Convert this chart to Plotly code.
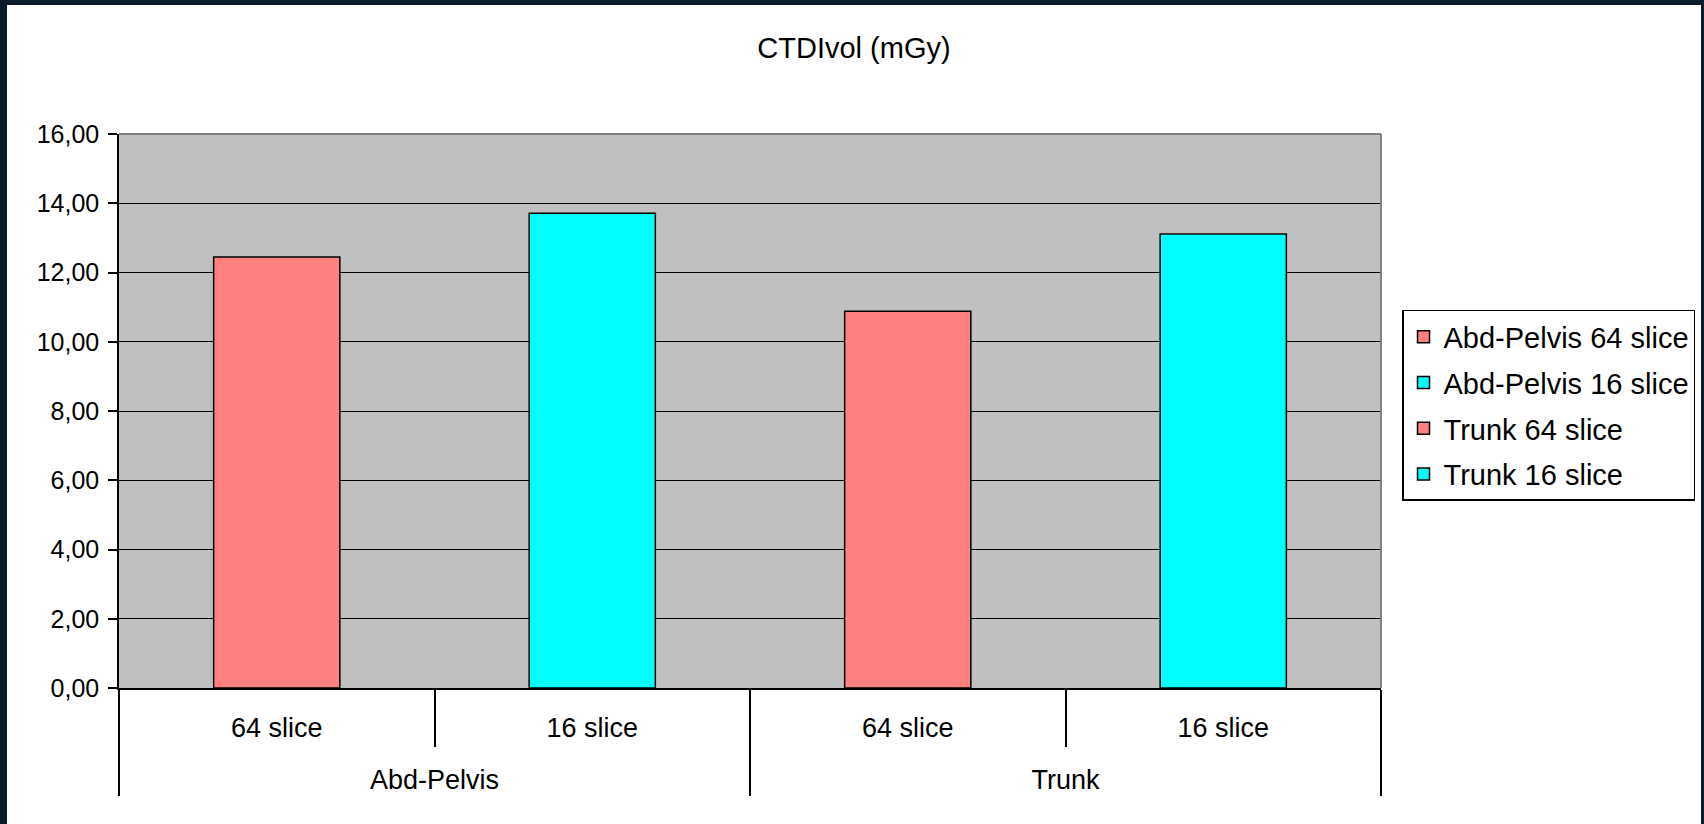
import plotly.graph_objects as go

# ---- data ----
groups = ["Abd-Pelvis", "Abd-Pelvis", "Trunk", "Trunk"]
subcats = ["64 slice", "16 slice", "64 slice", "16 slice"]
series_names = ["Abd-Pelvis 64 slice", "Abd-Pelvis 16 slice", "Trunk 64 slice", "Trunk 16 slice"]
values = [12.45, 13.71, 10.88, 13.11]
colors = ["#FF8080", "#00FFFF", "#FF8080", "#00FFFF"]
y_ticks = [0, 2, 4, 6, 8, 10, 12, 14, 16]

FONT = "Liberation Sans, Arial, sans-serif"

fig = go.Figure()
for i in range(len(values)):
    fig.add_trace(go.Bar(
        # leading line break pushes the group label to the second row depth
        x=[["<br>" + groups[i]], [subcats[i]]],
        y=[values[i]],
        name=series_names[i],
        legendgroup=series_names[i],
        marker=dict(color=colors[i], line=dict(color="black", width=1.5)),
        width=0.4,
        hoverinfo="y+name",
    ))

fig.update_layout(
    width=1694, height=819, autosize=False,
    margin=dict(l=112, r=320, t=129, b=136),
    paper_bgcolor="white",
    plot_bgcolor="#C0C0C0",
    barmode="overlay",
    separators=",.",
    font=dict(family=FONT, color="black", size=26),
    title=dict(text="CTDIvol (mGy)", xref="container", x=0.5, xanchor="center",
               yref="container", y=0.948, yanchor="middle",
               font=dict(family=FONT, size=29, color="black")),
    legend=dict(xref="container", yref="container", x=0.8235, y=0.6276,
                xanchor="left", yanchor="top",
                bordercolor="black", borderwidth=1.5, bgcolor="white",
                font=dict(family=FONT, size=29, color="black"),
                tracegroupgap=5, traceorder="grouped"),
    showlegend=True,
)

fig.update_yaxes(
    range=[0, 16], tickvals=y_ticks, tickformat=".2f",
    showgrid=True, gridcolor="black", gridwidth=1.3,
    showline=True, linecolor="black", linewidth=1.5,
    ticks="outside", ticklen=9, tickwidth=1.5, tickcolor="black",
    tickfont=dict(family=FONT, size=25, color="black"),
    ticklabelstandoff=4,
    zeroline=False, fixedrange=True,
)

fig.update_xaxes(
    type="multicategory",
    showline=True, linecolor="black", linewidth=1.5,
    ticks="outside", tickson="boundaries", ticklen=57, tickwidth=1.5, tickcolor="black",
    showdividers=True, dividercolor="black", dividerwidth=1.5,
    tickfont=dict(family=FONT, size=27, color="black"),
    ticklabelstandoff=15,
    showgrid=False, fixedrange=True,
)

# gray plot-area border on top and right (Excel plot area frame)
fig.add_shape(type="line", xref="paper", yref="paper", x0=0, x1=1, y0=1, y1=1,
              line=dict(color="#808080", width=2), layer="above")
fig.add_shape(type="line", xref="paper", yref="paper", x0=1, x1=1, y0=0, y1=1,
              line=dict(color="#808080", width=2), layer="above")

post = ("document.body.style.margin='5px 3px 0 7px';"
        "document.body.style.background='#0b1b2b';"
        "document.body.style.overflow='hidden';")

fig.write_html("out.html", post_script=post, config={"displayModeBar": False})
● ● ●
| Problem description |
From start to finish, output the listing exactly, but omit its pictures.

| Output of the exercise |
Convert this chart to Plotly code.
import plotly.graph_objects as go

# ---- data ----
groups = ["Abd-Pelvis", "Abd-Pelvis", "Trunk", "Trunk"]
subcats = ["64 slice", "16 slice", "64 slice", "16 slice"]
series_names = ["Abd-Pelvis 64 slice", "Abd-Pelvis 16 slice", "Trunk 64 slice", "Trunk 16 slice"]
values = [12.45, 13.71, 10.88, 13.11]
colors = ["#FF8080", "#00FFFF", "#FF8080", "#00FFFF"]
y_ticks = [0, 2, 4, 6, 8, 10, 12, 14, 16]

FONT = "Liberation Sans, Arial, sans-serif"

fig = go.Figure()
for i in range(len(values)):
    fig.add_trace(go.Bar(
        # leading line break pushes the group label to the second row depth
        x=[["<br>" + groups[i]], [subcats[i]]],
        y=[values[i]],
        name=series_names[i],
        legendgroup=series_names[i],
        marker=dict(color=colors[i], line=dict(color="black", width=1.5)),
        width=0.4,
        hoverinfo="y+name",
    ))

fig.update_layout(
    width=1694, height=819, autosize=False,
    margin=dict(l=112, r=320, t=129, b=136),
    paper_bgcolor="white",
    plot_bgcolor="#C0C0C0",
    barmode="overlay",
    separators=",.",
    font=dict(family=FONT, color="black", size=26),
    title=dict(text="CTDIvol (mGy)", xref="container", x=0.5, xanchor="center",
               yref="container", y=0.948, yanchor="middle",
               font=dict(family=FONT, size=29, color="black")),
    legend=dict(xref="container", yref="container", x=0.8235, y=0.6276,
                xanchor="left", yanchor="top",
                bordercolor="black", borderwidth=1.5, bgcolor="white",
                font=dict(family=FONT, size=29, color="black"),
                tracegroupgap=5, traceorder="grouped"),
    showlegend=True,
)

fig.update_yaxes(
    range=[0, 16], tickvals=y_ticks, tickformat=".2f",
    showgrid=True, gridcolor="black", gridwidth=1.3,
    showline=True, linecolor="black", linewidth=1.5,
    ticks="outside", ticklen=9, tickwidth=1.5, tickcolor="black",
    tickfont=dict(family=FONT, size=25, color="black"),
    ticklabelstandoff=4,
    zeroline=False, fixedrange=True,
)

fig.update_xaxes(
    type="multicategory",
    showline=True, linecolor="black", linewidth=1.5,
    ticks="outside", tickson="boundaries", ticklen=57, tickwidth=1.5, tickcolor="black",
    showdividers=True, dividercolor="black", dividerwidth=1.5,
    tickfont=dict(family=FONT, size=27, color="black"),
    ticklabelstandoff=15,
    showgrid=False, fixedrange=True,
)

# gray plot-area border on top and right (Excel plot area frame)
fig.add_shape(type="line", xref="paper", yref="paper", x0=0, x1=1, y0=1, y1=1,
              line=dict(color="#808080", width=2), layer="above")
fig.add_shape(type="line", xref="paper", yref="paper", x0=1, x1=1, y0=0, y1=1,
              line=dict(color="#808080", width=2), layer="above")

post = ("document.body.style.margin='5px 3px 0 7px';"
        "document.body.style.background='#0b1b2b';"
        "document.body.style.overflow='hidden';")

fig.write_html("out.html", post_script=post, config={"displayModeBar": False})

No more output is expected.